3) Bearish on the 10yr yield - bullish on TLT

If you're think that the 10yr yield will retreat in the coming month, then you might consider a bullish strategy on TLT, like the credit put spread, which aims to take a profit, while limiting the potential downside.

Here's what it looks like:

  • Sell to Open TLT 15-Sep-23 94 Put
  • Buy to Open TLT 15-Sep-23 89 Put

1. Strategy: A bullish credit put spread is a bullish strategy that involves selling a put option and buying another put option with a lower strike price on the same underlying asset and with the same expiration date. This strategy is used when the trader expects a moderate rise in the price of the underlying asset.

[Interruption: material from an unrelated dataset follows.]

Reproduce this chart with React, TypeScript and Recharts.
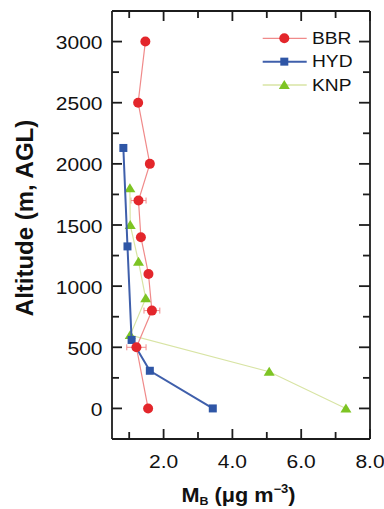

2. Trade setup: In this case, the trader is selling to open a put option on TLT with a strike price of $94 and buying to open a put option with a strike price of $89. Both options expire on September 15th, 2023.

3. Premium and risk: The trader is receiving a net premium of $1.55 per share, for a total credit of $155 (since each contract represents 100 shares). This is also the maximum risk of the trade. The maximum loss is $345, which is the difference between the strike prices ($5) minus the net premium received ($1.55), multiplied by 100.

4. Breakeven point: The breakeven point at expiration is $92.45, which is the higher strike price minus the net premium received.

5. Implied volatility (IV) rank: The IV Rank is 30.42, which is well above the 20%-mark which we use as an indicator on whether to sell or buy premium.

6. Days to expiration (DTE): There are 28 days left until the options expire.